Shakespeare Against the Canon in Our Verse in Time to Come


Melissa Lin Sturges: Each of you has worked extensively with Shakespeare’s plays—as actors, directors, and educators—as well as with community-based theatre. (Here I use Jan Cohen-Cruz’s definition of community-based performance as “a field in which artists, collaborating with people whose lives directly inform the subject matter, express collective meaning”). With so much to pull from, where did you begin?

Malik Work: Karen Ann Daniels and I started working together at the Public Theater in New York. Incidentally, we started with some hip hop and Shakespeare workshops for incarcerated participants, which I designed under her leadership and guidance. Because it was during the pandemic, we worked mostly with video projects, which turned out to be very successful. Then she told me she was leaving the Public Theater to join The Folger Theatre (which publishes my favorite Shakespeare editions to teach). When she was situated, she asked me how I would feel about writing a play with her. The play was about memory—about whose stories are told and remembered. So we began to collaborate on Our Verse in Time to Come.

Melissa: Ray, you joined later in this process. Can you speak to how you approached this work as the dramaturg?

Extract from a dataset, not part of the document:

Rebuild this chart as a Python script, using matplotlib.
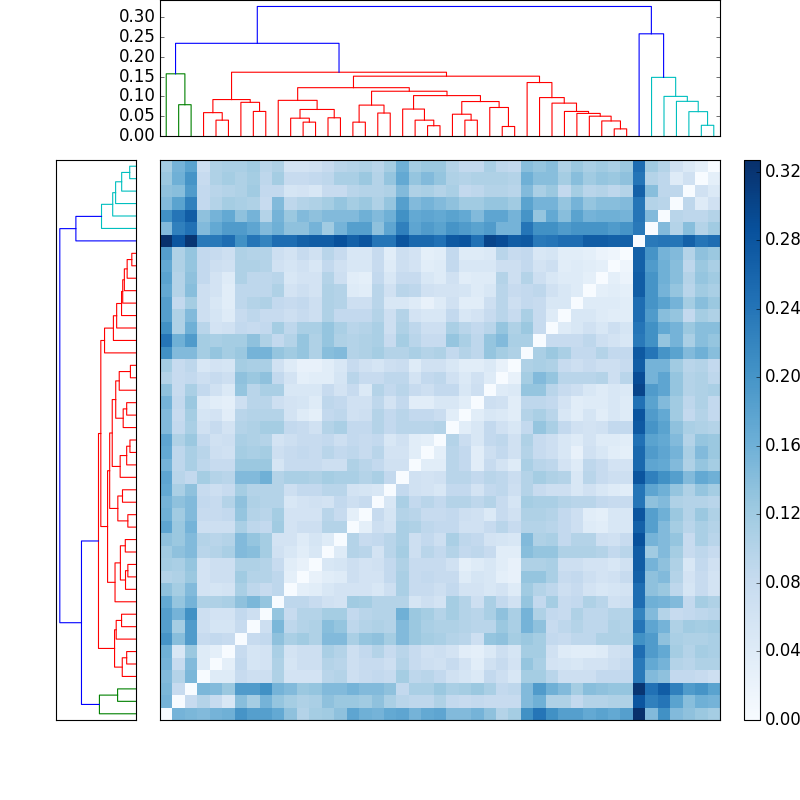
import numpy as np
import matplotlib
matplotlib.use('Agg')
import matplotlib.pyplot as plt

plt.style.use('classic')

# distances, lower triangle, row 0 is the bottom row of the heatmap (x 1000)
lower = [
 [],
 [155],
 [150, 80],
 [145, 100, 150],
 [155, 80, 145, 40],
 [160, 50, 125, 40, 30],
 [200, 140, 190, 80, 85, 80],
 [185, 115, 190, 70, 55, 55, 80],
 [185, 155, 205, 70, 60, 60, 85, 70],
 [170, 130, 155, 105, 105, 110, 135, 150, 130],
 [135, 115, 145, 60, 55, 60, 110, 90, 80, 90],
 [100, 105, 125, 60, 70, 70, 120, 100, 100, 90, 30],
 [115, 110, 130, 60, 70, 70, 105, 105, 100, 80, 35, 25],
 [120, 135, 145, 95, 100, 110, 145, 140, 115, 65, 50, 35, 50],
 [135, 125, 145, 100, 95, 100, 145, 130, 115, 60, 60, 40, 55, 40],
 [175, 125, 155, 70, 70, 70, 110, 90, 85, 120, 60, 70, 70, 100, 100],
 [160, 120, 145, 80, 80, 85, 130, 100, 95, 115, 60, 60, 60, 95, 80, 30],
 [155, 135, 145, 85, 80, 100, 135, 105, 100, 100, 50, 60, 65, 60, 85, 70, 80],
 [170, 110, 135, 80, 70, 80, 115, 100, 100, 100, 70, 85, 85, 95, 95, 60, 55, 50],
 [175, 95, 85, 115, 100, 95, 145, 145, 160, 100, 110, 110, 105, 115, 110, 110, 100, 110, 85],
 [155, 90, 110, 90, 80, 80, 125, 125, 125, 55, 80, 80, 80, 70, 70, 105, 95, 85, 65, 65],
 [170, 90, 110, 95, 70, 65, 115, 110, 115, 70, 80, 85, 80, 95, 85, 90, 80, 95, 60, 60, 35],
 [175, 105, 125, 85, 65, 70, 110, 105, 100, 60, 70, 80, 80, 85, 70, 85, 80, 85, 50, 65, 35, 30],
 [145, 85, 110, 65, 80, 60, 100, 105, 115, 115, 85, 80, 65, 100, 110, 85, 85, 100, 85, 95, 95, 95, 100],
 [145, 80, 115, 55, 60, 35, 95, 100, 100, 100, 60, 40, 30, 85, 90, 65, 70, 100, 85, 95, 85, 85, 75, 35],
 [155, 85, 125, 45, 35, 30, 70, 95, 95, 70, 60, 55, 40, 90, 85, 65, 65, 90, 60, 85, 35, 35, 50, 50, 35],
 [135, 80, 110, 85, 65, 45, 130, 95, 110, 110, 50, 50, 50, 80, 60, 80, 45, 100, 85, 95, 80, 70, 85, 85, 50, 70],
 [100, 80, 85, 70, 80, 70, 135, 125, 135, 85, 60, 30, 35, 35, 55, 95, 80, 80, 90, 90, 60, 85, 90, 65, 45, 65, 40],
 [115, 80, 90, 50, 60, 55, 115, 110, 110, 65, 40, 25, 25, 35, 50, 80, 65, 55, 70, 75, 40, 65, 65, 50, 35, 35, 45, 25],
 [205, 145, 145, 115, 130, 115, 125, 155, 155, 130, 120, 130, 105, 140, 145, 100, 105, 115, 100, 100, 110, 100, 105, 85, 100, 90, 130, 115, 105],
 [240, 160, 190, 115, 110, 115, 115, 135, 105, 85, 100, 130, 105, 130, 105, 100, 105, 110, 80, 115, 95, 80, 80, 130, 110, 90, 130, 145, 110, 110],
 [205, 105, 160, 95, 60, 65, 85, 80, 85, 115, 90, 110, 110, 130, 110, 95, 100, 110, 70, 105, 90, 70, 70, 110, 95, 85, 95, 130, 105, 125, 80],
 [185, 105, 145, 70, 55, 40, 80, 90, 80, 80, 70, 80, 70, 105, 85, 85, 85, 100, 70, 100, 60, 50, 50, 85, 50, 60, 80, 95, 80, 110, 80, 40],
 [185, 85, 115, 70, 50, 35, 90, 100, 105, 85, 80, 85, 70, 105, 100, 70, 70, 95, 50, 50, 40, 25, 40, 65, 35, 35, 70, 95, 70, 85, 80, 50, 50],
 [170, 100, 140, 70, 60, 35, 90, 90, 90, 105, 60, 70, 60, 105, 100, 40, 35, 95, 65, 95, 90, 65, 60, 60, 55, 40, 50, 95, 80, 85, 90, 65, 50, 40],
 [180, 100, 135, 85, 60, 40, 105, 90, 90, 95, 50, 60, 60, 100, 70, 35, 30, 85, 50, 80, 80, 50, 40, 65, 35, 40, 40, 100, 70, 100, 70, 50, 40, 40, 30],
 [170, 105, 130, 85, 70, 65, 105, 105, 100, 65, 55, 65, 50, 85, 65, 50, 50, 80, 40, 70, 60, 35, 40, 85, 50, 50, 50, 70, 70, 85, 60, 70, 35, 40, 35, 30],
 [185, 105, 130, 85, 80, 70, 105, 100, 100, 70, 60, 80, 65, 95, 80, 50, 50, 80, 35, 70, 60, 30, 35, 85, 40, 40, 45, 95, 80, 85, 50, 55, 35, 35, 30, 20, 15],
 [325, 280, 320, 235, 235, 250, 205, 240, 220, 250, 250, 265, 270, 270, 285, 265, 280, 240, 240, 280, 255, 255, 245, 275, 280, 245, 300, 290, 270, 275, 235, 240, 250, 250, 270, 270, 265, 265],
 [145, 225, 245, 145, 170, 190, 190, 175, 145, 160, 135, 135, 155, 120, 155, 185, 185, 135, 175, 225, 175, 190, 180, 200, 190, 180, 190, 155, 155, 240, 205, 205, 190, 200, 200, 200, 190, 200, 235],
 [205, 240, 270, 135, 155, 170, 135, 155, 100, 155, 125, 145, 135, 145, 145, 145, 160, 145, 160, 205, 170, 175, 170, 180, 170, 145, 175, 175, 155, 200, 130, 170, 140, 180, 155, 160, 160, 155, 240, 145],
 [145, 180, 225, 85, 100, 115, 110, 105, 80, 145, 90, 100, 105, 115, 130, 115, 125, 105, 130, 185, 145, 155, 145, 135, 120, 120, 130, 130, 120, 180, 155, 155, 130, 155, 130, 140, 140, 145, 240, 100, 95],
 [135, 140, 190, 85, 95, 100, 105, 120, 85, 85, 55, 60, 50, 80, 80, 95, 100, 100, 105, 145, 105, 110, 100, 110, 85, 90, 100, 100, 95, 145, 110, 125, 85, 115, 95, 100, 90, 100, 265, 140, 90, 90],
 [125, 160, 200, 80, 105, 115, 105, 115, 90, 115, 80, 80, 85, 90, 110, 110, 125, 100, 130, 170, 130, 145, 130, 105, 100, 105, 105, 105, 100, 160, 140, 140, 115, 140, 120, 130, 125, 135, 240, 100, 90, 40, 65],
 [115, 155, 180, 70, 105, 110, 110, 120, 95, 105, 60, 60, 65, 80, 95, 100, 105, 95, 115, 160, 115, 125, 125, 100, 85, 85, 110, 90, 85, 140, 130, 140, 105, 125, 110, 120, 110, 125, 250, 120, 100, 65, 45, 30],
]

# merge trees, node is (height, left, right), ints are leaf positions
green_tree = (0.157, 0, (0.079, 1, 2))
cyan_tree = (0.148, 39, (0.100, 40, (0.0875, 41, (0.0615, 42, (0.027, 43, 44)))))

red_a = (0.092, (0.059, 3, (0.040, 4, 5)), (0.085, 6, (0.062, 7, 8)))
red_b = (0.090, 9, (0.067, (0.045, 10, (0.035, 11, 12)), (0.046, 13, 14)))
red_c = (0.078, (0.035, 15, 16), (0.058, 17, 18))
red_d1 = (0.068, 19, (0.040, 20, (0.026, 21, 22)))
red_d2 = (0.087, (0.055, 23, (0.040, 24, 25)), (0.072, 26, (0.024, 27, 28)))
red_e = (0.135, 29, (0.097, 30, (0.083, 31, (0.062, 32, (0.057, 33, (0.050, 34, (0.038, 35, (0.018, 36, 37))))))))
red_mid = (0.122, red_b, (0.113, red_c, (0.102, red_d1, red_d2)))
red_tree = (0.161, red_a, (0.151, red_mid, red_e))

top_height = 0.327
left_height = 0.234
right_height = 0.258
n_leaves = 45
cbar_ticks = [0.0, 0.04, 0.08, 0.12, 0.16, 0.20, 0.24, 0.28, 0.32]


def links(node, out):
    # returns centre of this node, appends the U shapes
    if isinstance(node, int):
        return node + 0.5, 0.0
    h, a, b = node
    xa, ha = links(a, out)
    xb, hb = links(b, out)
    out.append(([xa, xa, xb, xb], [ha, h, h, hb]))
    return (xa + xb) / 2.0, h


def collect():
    groups = []
    for tree, col in [(green_tree, 'g'), (red_tree, 'r'), (cyan_tree, 'c')]:
        segs = []
        x, h = links(tree, segs)
        groups.append((segs, col, x, h))
    blue = []
    gx, gh = groups[0][2], groups[0][3]
    rx, rh = groups[1][2], groups[1][3]
    cx, ch = groups[2][2], groups[2][3]
    lx = (gx + rx) / 2.0
    blue.append(([gx, gx, rx, rx], [gh, left_height, left_height, rh]))
    rgt = (38.5 + cx) / 2.0
    blue.append(([38.5, 38.5, cx, cx], [0, right_height, right_height, ch]))
    blue.append(([lx, lx, rgt, rgt], [left_height, top_height, top_height, right_height]))
    groups.append((blue, 'b', 0, 0))
    return groups


dist = np.zeros((n_leaves, n_leaves))
for i, row in enumerate(lower):
    dist[i, :len(row)] = np.array(row) / 1000.0
dist = dist + dist.T

fig = plt.figure(figsize=(10, 10), dpi=80, facecolor='w')

ax_top = fig.add_axes([0.2, 0.83, 0.7, 0.17])
ax_left = fig.add_axes([0.07, 0.1, 0.1, 0.7])
ax_main = fig.add_axes([0.2, 0.1, 0.7, 0.7])
ax_cb = fig.add_axes([0.93, 0.1, 0.02, 0.7])

for segs, col, _, _ in collect():
    for xs, ys in segs:
        ax_top.plot(xs, ys, color=col, linewidth=1.0, snap=False)
        ax_left.plot(ys, xs, color=col, linewidth=1.0, snap=False)

ylim_max = top_height * 1.05
ax_top.set_xlim(0, n_leaves)
ax_top.set_ylim(0, ylim_max)
ax_top.set_xticks([])
ax_top.set_yticks([0, 0.05, 0.10, 0.15, 0.20, 0.25, 0.30])
ax_top.set_yticklabels(['0.00', '0.05', '0.10', '0.15', '0.20', '0.25', '0.30'])
ax_top.tick_params(labelsize=15)

ax_left.set_ylim(0, n_leaves)
ax_left.set_xlim(ylim_max, 0)
ax_left.set_xticks([])
ax_left.set_yticks([])

im = ax_main.imshow(dist, origin='lower', aspect='auto', cmap='Blues',
                    interpolation='nearest', vmin=0, vmax=top_height)
ax_main.set_xticks([])
ax_main.set_yticks([])

cb = fig.colorbar(im, cax=ax_cb, ticks=cbar_ticks)
cb.ax.set_yticklabels(['%.2f' % t for t in cbar_ticks])
cb.ax.tick_params(labelsize=15)

fig.savefig('out.png', dpi=80)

John “Ray” Proctor: I was grateful that Malik and Karen Ann invited me in at a time when my primary job as a dramaturg would be to listen. I listened, and I read the script and reflected what I saw back to the playwrights. I would sit with Malik and say, “This is what’s in your story.” I would do the same thing with Karen Ann. I would tell them what the other was saying and what I saw in the play itself. There were so many people telling them what was in their story; I was the interlocutor or the filter for everyone in the room. Malik also asked me what the relationship between prisoners and dementia was. I looked closely at prisons with predominantly Black populations, especially where there were riots. That was some of the initial research I did. But I do think my job was to listen and reflect back, mostly. At least, that was the first part.

When we made it to the actual workshop in March, they brought in Vernice Miller as the director. She was so smart and wonderful. We had Kaja Dunn as an intimacy coordinator. We had the stage manager, Kate Kilbane. We had Nick the 1da Hernandez as the DJ. All of these people were in the room.

We started to see how the circle transforms hierarchy into an equitable place to exist. For us, that became a grounding place for this play to begin.

Melissa: How much of the play emerged during the rehearsal process? Did anything surprise you along the way?

Karen Ann Daniels: How hard it is to stage a play! On some level, a play is only words on a page. It takes other peoples’ embodiment and experiences for a play to become a living, breathing entity.

Working in a partnership can be a challenge, especially when you’re not in the same place, but what I love about this project is the community we built. Things resonated. People felt the emotions we were putting on stage.

In this play we see a positive relationship—a loving relationship—between a Black man and his son. I think fraught relationships between Black characters are something the world expects. We praise Shakespeare for his characters and his stories, but Our Verse in Time to Come feels present and real. This play is about memory. Who has it? Who gets to choose how we remember? This man, SOS, didn’t just sit and rot in prison. He has things he learned and did. And this is valuable; it is part of a larger heritage.

Melissa: Ray mentioned being an interlocutor, a facilitator; and that reminds me of the role of the “cypher,” which is a gathering of people (sometimes around a DJ) for free-style rapping, emceeing, breaking, and beatboxing. The play, which is staged in the round, begins with the question, “what is a cypher?” Can you speak to that initial question asked of the audience and how the play builds from that?

Karen Ann: We start with the cypher as a kind of a circle. Like I saw with my work in correctional facilities, there are so many things in life that are based around the collective and not the individual. The circle is a form of healing. So that’s where it comes from for me.

Malik offered a complete parallel within hip-hop. Hip-hop is also a circle where everyone brings themselves into the space and engages.

Thinking about where we would perform this, we started to see the circles in the geography of Washington, DC. We started to see how the circle transforms hierarchy into an equitable place to exist. For us, that became a grounding place for this play to begin.